— TASK GOAL —
Find the line containing "Emit a web page" and copy it exactly, along with every line after it up to and including the line containing "['0', '0.05', '0.1', '0.15', '0.2', '0.25', '0.3'];". Copy nothing else.

— RECORDS SHOWN —
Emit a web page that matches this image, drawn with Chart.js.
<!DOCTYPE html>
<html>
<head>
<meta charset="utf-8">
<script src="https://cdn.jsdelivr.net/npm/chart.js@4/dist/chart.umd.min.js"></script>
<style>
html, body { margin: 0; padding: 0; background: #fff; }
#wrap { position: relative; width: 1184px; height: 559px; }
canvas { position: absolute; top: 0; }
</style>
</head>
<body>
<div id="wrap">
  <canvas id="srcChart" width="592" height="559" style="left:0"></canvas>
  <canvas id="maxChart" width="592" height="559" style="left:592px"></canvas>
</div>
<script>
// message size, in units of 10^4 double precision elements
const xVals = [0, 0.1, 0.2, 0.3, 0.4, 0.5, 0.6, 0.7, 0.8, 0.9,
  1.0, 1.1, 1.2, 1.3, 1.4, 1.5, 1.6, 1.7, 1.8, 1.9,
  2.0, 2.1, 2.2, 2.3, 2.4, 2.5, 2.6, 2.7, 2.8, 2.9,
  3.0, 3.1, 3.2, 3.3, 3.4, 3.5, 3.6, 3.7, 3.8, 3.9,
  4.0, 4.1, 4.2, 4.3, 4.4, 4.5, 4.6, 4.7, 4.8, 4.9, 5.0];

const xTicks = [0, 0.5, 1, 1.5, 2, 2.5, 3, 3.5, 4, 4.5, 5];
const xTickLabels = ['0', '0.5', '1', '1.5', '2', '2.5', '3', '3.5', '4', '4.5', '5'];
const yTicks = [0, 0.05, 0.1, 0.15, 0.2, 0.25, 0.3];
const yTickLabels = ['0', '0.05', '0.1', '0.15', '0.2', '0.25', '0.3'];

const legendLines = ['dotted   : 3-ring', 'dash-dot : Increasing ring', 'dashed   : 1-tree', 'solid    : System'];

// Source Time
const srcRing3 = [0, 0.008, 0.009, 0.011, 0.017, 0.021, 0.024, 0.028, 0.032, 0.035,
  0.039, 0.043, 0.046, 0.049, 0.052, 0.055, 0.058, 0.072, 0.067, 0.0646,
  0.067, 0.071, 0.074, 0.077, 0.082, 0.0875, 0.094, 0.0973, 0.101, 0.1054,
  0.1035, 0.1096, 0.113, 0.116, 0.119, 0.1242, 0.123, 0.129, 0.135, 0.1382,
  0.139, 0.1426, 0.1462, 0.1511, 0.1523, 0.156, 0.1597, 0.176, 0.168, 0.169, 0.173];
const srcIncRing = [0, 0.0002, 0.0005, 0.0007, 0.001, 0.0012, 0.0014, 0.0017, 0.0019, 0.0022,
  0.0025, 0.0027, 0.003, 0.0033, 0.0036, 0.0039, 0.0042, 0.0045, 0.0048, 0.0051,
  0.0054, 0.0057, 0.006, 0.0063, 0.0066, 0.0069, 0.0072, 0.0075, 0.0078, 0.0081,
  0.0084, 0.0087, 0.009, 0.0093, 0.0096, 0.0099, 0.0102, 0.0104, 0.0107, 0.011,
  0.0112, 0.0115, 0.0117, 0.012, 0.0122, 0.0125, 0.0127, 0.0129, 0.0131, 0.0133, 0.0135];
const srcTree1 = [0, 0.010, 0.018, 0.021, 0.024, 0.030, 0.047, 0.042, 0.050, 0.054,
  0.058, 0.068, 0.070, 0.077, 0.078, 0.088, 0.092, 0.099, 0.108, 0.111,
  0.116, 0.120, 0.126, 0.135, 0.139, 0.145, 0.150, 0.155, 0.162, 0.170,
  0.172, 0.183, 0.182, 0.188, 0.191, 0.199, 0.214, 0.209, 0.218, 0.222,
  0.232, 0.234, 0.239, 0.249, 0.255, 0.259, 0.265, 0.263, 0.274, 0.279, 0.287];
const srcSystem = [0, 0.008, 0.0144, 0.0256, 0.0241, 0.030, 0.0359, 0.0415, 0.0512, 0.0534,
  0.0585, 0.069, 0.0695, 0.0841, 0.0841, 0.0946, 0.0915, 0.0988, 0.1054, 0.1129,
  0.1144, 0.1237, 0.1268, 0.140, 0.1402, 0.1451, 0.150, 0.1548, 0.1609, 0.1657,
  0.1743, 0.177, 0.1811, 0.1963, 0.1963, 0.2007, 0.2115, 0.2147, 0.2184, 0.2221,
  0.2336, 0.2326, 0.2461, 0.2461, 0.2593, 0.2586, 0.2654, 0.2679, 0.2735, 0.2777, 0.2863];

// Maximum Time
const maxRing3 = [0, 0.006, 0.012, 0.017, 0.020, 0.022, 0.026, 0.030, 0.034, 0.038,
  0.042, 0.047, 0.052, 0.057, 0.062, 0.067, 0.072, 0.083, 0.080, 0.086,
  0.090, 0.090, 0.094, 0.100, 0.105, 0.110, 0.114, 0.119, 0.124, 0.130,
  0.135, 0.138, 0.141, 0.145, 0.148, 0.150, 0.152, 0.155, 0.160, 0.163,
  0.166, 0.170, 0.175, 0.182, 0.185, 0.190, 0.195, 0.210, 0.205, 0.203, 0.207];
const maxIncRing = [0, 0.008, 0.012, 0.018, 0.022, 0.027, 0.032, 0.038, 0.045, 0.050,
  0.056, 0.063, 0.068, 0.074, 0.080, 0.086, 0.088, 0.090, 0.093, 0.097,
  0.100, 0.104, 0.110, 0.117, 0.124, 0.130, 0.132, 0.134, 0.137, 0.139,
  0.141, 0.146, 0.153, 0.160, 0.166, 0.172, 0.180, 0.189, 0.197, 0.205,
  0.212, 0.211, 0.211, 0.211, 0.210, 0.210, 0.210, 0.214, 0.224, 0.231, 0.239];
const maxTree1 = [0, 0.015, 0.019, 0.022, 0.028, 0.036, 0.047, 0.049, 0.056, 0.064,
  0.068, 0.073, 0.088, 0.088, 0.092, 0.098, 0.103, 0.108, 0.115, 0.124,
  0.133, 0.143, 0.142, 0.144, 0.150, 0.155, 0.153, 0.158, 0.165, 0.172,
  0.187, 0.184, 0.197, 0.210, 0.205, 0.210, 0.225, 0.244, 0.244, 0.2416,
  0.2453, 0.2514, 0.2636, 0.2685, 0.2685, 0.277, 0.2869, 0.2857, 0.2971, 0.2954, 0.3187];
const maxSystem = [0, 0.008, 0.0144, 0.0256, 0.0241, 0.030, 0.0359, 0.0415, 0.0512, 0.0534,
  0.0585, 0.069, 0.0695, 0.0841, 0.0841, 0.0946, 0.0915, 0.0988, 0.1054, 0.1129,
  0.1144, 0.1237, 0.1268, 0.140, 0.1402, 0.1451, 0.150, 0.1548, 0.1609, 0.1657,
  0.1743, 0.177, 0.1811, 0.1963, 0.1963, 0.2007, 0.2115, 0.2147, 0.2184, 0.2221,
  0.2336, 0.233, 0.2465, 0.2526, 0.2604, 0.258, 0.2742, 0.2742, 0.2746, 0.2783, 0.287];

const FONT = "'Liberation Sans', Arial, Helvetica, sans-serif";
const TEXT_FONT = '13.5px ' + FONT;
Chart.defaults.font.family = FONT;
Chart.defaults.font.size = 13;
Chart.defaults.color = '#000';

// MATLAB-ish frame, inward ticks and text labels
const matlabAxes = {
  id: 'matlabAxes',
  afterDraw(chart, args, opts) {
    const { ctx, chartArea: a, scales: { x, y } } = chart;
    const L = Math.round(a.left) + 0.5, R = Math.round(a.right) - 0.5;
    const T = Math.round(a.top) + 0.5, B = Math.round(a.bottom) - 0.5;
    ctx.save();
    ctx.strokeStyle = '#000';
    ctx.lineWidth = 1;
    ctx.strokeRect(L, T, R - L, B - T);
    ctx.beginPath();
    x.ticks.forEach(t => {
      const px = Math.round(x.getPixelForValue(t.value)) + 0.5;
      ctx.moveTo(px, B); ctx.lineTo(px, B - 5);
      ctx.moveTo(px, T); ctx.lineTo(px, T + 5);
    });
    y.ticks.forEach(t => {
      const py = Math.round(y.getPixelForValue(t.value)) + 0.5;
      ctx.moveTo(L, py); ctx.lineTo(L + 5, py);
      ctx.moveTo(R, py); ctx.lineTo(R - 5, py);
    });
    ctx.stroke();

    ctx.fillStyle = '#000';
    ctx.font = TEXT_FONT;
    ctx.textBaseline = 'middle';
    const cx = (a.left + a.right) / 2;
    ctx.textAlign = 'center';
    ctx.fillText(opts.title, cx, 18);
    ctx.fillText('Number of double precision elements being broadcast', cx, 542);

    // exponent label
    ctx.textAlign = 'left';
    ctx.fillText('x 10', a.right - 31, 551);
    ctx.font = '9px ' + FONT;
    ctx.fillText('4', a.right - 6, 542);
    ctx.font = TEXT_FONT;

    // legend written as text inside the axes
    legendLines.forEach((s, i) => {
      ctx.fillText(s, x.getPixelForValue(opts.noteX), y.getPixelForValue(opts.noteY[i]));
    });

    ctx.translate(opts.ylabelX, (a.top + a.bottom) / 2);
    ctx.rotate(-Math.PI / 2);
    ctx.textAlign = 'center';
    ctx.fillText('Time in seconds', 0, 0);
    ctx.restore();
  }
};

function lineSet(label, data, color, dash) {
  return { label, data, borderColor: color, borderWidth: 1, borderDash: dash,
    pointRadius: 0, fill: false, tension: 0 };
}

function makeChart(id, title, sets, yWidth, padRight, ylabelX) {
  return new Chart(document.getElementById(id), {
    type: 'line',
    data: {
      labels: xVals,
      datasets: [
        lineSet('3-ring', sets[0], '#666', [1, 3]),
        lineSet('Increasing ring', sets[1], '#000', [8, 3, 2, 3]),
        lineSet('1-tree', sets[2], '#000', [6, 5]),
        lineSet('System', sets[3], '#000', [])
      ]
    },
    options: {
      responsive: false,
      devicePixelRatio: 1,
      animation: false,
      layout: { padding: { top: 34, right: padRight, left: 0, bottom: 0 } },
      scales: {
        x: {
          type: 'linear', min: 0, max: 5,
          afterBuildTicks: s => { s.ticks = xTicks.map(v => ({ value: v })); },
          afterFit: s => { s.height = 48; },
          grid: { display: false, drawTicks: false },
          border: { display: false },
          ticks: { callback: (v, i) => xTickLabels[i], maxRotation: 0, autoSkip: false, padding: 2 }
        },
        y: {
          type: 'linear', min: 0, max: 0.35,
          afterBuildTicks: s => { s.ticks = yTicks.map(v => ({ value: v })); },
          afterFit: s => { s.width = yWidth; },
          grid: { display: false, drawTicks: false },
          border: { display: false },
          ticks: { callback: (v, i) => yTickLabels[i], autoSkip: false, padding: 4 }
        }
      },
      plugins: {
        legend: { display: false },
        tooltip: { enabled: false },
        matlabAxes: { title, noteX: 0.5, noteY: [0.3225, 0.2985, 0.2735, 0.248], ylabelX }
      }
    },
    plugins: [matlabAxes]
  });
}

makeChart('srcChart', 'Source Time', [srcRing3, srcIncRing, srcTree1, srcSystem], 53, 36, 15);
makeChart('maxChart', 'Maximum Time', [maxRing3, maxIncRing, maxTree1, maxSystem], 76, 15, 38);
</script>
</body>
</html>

==

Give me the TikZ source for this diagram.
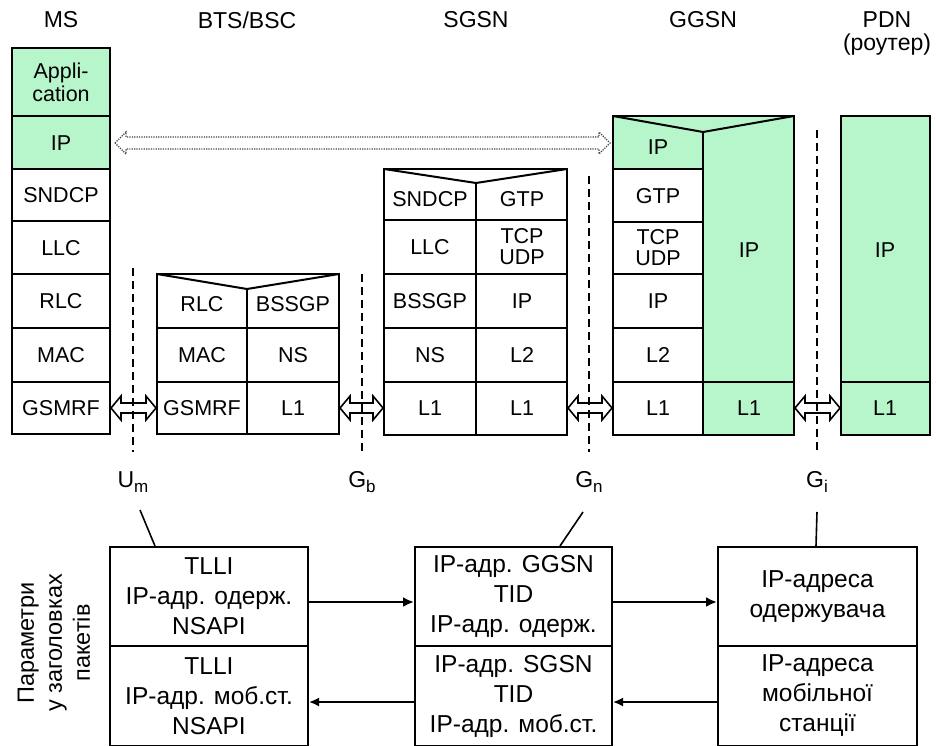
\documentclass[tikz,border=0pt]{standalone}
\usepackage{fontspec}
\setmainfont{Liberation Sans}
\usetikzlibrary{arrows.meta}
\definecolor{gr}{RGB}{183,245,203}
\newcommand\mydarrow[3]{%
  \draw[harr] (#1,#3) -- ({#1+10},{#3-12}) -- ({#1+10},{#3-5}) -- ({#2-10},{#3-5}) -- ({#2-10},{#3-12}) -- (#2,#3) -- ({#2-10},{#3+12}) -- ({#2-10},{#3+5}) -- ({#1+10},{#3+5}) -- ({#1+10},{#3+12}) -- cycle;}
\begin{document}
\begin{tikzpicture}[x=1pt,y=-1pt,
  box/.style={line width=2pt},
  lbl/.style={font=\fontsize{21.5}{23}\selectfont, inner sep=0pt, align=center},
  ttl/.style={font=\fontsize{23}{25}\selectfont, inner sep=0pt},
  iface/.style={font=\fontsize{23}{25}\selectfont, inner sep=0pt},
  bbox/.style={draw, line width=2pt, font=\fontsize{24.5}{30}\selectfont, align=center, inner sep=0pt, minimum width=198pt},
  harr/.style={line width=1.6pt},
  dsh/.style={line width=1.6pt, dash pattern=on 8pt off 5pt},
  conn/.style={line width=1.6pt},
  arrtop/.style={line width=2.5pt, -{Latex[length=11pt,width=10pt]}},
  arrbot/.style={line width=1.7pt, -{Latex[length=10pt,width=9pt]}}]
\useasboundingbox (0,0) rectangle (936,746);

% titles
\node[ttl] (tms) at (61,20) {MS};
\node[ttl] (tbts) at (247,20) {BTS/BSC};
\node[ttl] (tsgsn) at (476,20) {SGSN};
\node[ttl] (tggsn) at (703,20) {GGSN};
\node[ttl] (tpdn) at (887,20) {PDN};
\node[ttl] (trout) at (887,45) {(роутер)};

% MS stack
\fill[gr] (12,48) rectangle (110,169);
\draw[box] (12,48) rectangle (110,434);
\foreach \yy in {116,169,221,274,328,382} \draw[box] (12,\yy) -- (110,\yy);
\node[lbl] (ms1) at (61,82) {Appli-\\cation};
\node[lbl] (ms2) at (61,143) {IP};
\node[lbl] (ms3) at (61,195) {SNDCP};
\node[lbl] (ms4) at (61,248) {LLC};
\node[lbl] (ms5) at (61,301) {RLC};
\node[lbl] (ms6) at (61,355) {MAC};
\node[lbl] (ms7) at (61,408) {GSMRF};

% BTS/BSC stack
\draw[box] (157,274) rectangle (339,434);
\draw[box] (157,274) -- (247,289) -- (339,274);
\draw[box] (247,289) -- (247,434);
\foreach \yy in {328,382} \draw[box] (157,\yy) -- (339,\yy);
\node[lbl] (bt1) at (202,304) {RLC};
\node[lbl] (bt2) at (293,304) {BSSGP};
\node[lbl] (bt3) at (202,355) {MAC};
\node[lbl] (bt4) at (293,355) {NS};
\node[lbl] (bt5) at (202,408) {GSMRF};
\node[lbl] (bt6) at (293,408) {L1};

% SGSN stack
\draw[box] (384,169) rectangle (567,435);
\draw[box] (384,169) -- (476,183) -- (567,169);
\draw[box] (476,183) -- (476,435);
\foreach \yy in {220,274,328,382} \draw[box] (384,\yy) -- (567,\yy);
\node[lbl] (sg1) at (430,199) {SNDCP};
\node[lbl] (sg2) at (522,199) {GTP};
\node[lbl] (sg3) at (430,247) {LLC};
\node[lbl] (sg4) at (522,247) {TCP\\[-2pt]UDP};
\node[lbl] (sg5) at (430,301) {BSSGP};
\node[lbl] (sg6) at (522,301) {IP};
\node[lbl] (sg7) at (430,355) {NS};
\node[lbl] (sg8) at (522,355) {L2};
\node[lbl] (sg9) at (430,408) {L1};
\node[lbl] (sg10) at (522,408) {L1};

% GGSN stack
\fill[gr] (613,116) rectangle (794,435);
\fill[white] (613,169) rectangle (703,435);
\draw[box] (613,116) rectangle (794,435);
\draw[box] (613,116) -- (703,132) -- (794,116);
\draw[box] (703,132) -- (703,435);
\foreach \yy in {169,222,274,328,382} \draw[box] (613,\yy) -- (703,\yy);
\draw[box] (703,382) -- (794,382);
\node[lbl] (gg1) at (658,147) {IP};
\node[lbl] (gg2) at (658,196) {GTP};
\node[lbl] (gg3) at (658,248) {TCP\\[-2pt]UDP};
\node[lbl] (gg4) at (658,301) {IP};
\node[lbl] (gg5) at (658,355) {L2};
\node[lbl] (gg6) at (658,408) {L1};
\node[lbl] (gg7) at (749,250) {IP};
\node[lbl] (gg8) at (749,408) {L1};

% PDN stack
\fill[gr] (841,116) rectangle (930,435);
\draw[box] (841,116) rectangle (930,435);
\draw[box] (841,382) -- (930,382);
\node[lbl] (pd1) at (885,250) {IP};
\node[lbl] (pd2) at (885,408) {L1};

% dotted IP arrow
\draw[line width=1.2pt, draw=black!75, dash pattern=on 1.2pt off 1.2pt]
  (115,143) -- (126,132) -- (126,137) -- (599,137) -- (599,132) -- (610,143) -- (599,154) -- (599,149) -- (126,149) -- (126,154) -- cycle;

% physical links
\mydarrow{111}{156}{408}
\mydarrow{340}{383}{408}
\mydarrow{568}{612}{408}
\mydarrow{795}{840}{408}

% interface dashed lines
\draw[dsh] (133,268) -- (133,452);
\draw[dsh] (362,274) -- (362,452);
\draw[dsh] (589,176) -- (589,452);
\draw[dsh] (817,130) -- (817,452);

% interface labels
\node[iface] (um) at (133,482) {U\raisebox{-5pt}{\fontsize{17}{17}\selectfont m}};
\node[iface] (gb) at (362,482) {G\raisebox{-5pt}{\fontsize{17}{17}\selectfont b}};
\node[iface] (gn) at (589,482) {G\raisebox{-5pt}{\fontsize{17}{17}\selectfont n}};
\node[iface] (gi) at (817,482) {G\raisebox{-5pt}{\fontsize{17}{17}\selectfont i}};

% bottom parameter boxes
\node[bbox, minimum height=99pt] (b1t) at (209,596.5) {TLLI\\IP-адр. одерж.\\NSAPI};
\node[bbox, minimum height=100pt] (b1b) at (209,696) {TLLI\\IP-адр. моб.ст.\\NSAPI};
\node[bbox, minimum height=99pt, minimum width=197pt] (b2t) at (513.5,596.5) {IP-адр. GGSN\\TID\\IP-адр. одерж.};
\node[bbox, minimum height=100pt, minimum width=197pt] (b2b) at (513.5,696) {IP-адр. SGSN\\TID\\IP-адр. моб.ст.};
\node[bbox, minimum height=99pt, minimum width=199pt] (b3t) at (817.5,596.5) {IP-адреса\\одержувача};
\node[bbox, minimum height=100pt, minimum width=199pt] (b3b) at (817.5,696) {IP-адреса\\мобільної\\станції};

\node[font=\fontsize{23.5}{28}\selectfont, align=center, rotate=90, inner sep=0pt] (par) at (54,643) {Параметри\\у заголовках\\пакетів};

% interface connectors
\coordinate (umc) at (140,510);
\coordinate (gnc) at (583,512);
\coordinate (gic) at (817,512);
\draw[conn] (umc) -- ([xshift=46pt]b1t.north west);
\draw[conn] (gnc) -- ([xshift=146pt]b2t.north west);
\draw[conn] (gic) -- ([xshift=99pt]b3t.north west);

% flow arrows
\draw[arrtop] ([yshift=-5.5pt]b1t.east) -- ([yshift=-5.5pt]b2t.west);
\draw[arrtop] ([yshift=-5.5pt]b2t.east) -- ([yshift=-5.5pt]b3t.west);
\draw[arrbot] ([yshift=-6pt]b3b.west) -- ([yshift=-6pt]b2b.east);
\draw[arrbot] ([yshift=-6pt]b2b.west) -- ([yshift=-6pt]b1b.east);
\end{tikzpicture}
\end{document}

==

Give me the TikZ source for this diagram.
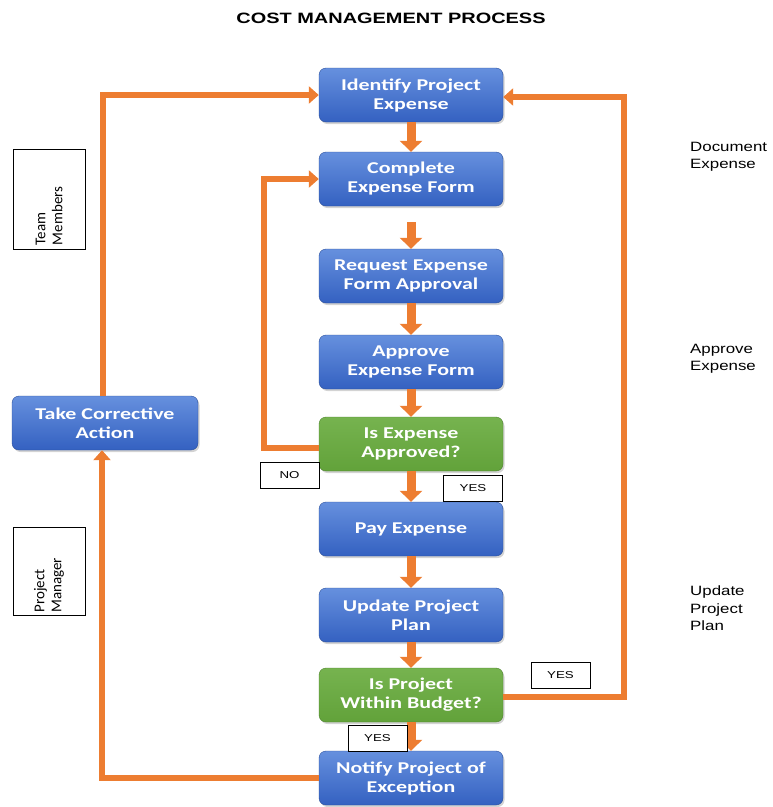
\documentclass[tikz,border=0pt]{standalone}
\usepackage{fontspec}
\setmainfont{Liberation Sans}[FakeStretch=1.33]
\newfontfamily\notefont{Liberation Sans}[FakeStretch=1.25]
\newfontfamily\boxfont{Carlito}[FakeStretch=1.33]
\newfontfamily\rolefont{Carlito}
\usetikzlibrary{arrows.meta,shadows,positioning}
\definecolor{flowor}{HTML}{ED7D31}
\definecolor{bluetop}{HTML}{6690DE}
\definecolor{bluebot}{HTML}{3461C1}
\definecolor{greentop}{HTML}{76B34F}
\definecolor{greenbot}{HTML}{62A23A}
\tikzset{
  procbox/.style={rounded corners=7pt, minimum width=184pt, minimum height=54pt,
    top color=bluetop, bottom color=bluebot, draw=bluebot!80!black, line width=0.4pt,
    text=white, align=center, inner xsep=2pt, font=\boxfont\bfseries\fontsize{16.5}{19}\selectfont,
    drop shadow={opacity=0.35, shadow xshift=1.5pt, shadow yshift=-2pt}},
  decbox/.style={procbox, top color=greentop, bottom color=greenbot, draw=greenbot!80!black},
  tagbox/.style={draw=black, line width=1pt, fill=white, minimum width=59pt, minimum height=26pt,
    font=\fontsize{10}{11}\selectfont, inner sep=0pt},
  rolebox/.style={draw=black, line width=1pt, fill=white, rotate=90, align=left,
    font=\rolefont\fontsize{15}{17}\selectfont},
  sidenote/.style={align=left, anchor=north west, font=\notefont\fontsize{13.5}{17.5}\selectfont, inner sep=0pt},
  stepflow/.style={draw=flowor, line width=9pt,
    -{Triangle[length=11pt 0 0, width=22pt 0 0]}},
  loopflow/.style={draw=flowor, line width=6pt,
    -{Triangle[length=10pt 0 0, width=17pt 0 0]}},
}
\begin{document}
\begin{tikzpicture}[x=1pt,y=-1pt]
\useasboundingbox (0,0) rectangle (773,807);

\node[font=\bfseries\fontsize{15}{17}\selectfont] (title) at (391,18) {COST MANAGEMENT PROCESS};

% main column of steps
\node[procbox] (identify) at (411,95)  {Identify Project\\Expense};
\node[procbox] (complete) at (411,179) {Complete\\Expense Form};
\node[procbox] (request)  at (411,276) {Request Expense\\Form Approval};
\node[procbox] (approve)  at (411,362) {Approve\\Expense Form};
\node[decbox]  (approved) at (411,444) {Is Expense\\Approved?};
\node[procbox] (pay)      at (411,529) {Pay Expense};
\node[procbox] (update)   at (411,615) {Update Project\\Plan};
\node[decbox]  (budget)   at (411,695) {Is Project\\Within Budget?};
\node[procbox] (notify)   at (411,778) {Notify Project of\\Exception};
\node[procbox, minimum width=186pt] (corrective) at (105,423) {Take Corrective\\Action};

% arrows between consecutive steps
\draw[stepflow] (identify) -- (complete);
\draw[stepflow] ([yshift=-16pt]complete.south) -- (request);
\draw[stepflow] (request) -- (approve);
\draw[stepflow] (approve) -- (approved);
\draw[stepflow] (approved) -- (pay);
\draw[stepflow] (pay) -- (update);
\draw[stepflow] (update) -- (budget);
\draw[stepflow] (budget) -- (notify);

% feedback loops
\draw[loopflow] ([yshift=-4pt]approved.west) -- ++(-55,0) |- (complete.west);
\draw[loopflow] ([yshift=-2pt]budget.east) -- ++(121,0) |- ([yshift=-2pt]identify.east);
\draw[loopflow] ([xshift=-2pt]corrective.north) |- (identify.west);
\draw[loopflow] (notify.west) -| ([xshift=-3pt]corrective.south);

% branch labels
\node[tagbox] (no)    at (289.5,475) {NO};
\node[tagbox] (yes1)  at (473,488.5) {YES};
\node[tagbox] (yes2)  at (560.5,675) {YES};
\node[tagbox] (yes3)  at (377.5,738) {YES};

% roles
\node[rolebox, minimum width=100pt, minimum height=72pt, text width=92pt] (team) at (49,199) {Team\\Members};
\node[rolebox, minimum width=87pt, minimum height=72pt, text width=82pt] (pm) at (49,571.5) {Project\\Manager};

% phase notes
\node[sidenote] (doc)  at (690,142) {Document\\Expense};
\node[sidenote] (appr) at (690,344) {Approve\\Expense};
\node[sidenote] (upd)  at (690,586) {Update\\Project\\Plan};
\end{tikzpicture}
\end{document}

— IN RESPONSE —
Emit a web page that matches this image, drawn with Chart.js.
<!DOCTYPE html>
<html>
<head>
<meta charset="utf-8">
<script src="https://cdn.jsdelivr.net/npm/chart.js@4/dist/chart.umd.min.js"></script>
<style>
html, body { margin: 0; padding: 0; background: #fff; }
#wrap { position: relative; width: 1184px; height: 559px; }
canvas { position: absolute; top: 0; }
</style>
</head>
<body>
<div id="wrap">
  <canvas id="srcChart" width="592" height="559" style="left:0"></canvas>
  <canvas id="maxChart" width="592" height="559" style="left:592px"></canvas>
</div>
<script>
// message size, in units of 10^4 double precision elements
const xVals = [0, 0.1, 0.2, 0.3, 0.4, 0.5, 0.6, 0.7, 0.8, 0.9,
  1.0, 1.1, 1.2, 1.3, 1.4, 1.5, 1.6, 1.7, 1.8, 1.9,
  2.0, 2.1, 2.2, 2.3, 2.4, 2.5, 2.6, 2.7, 2.8, 2.9,
  3.0, 3.1, 3.2, 3.3, 3.4, 3.5, 3.6, 3.7, 3.8, 3.9,
  4.0, 4.1, 4.2, 4.3, 4.4, 4.5, 4.6, 4.7, 4.8, 4.9, 5.0];

const xTicks = [0, 0.5, 1, 1.5, 2, 2.5, 3, 3.5, 4, 4.5, 5];
const xTickLabels = ['0', '0.5', '1', '1.5', '2', '2.5', '3', '3.5', '4', '4.5', '5'];
const yTicks = [0, 0.05, 0.1, 0.15, 0.2, 0.25, 0.3];
const yTickLabels = ['0', '0.05', '0.1', '0.15', '0.2', '0.25', '0.3'];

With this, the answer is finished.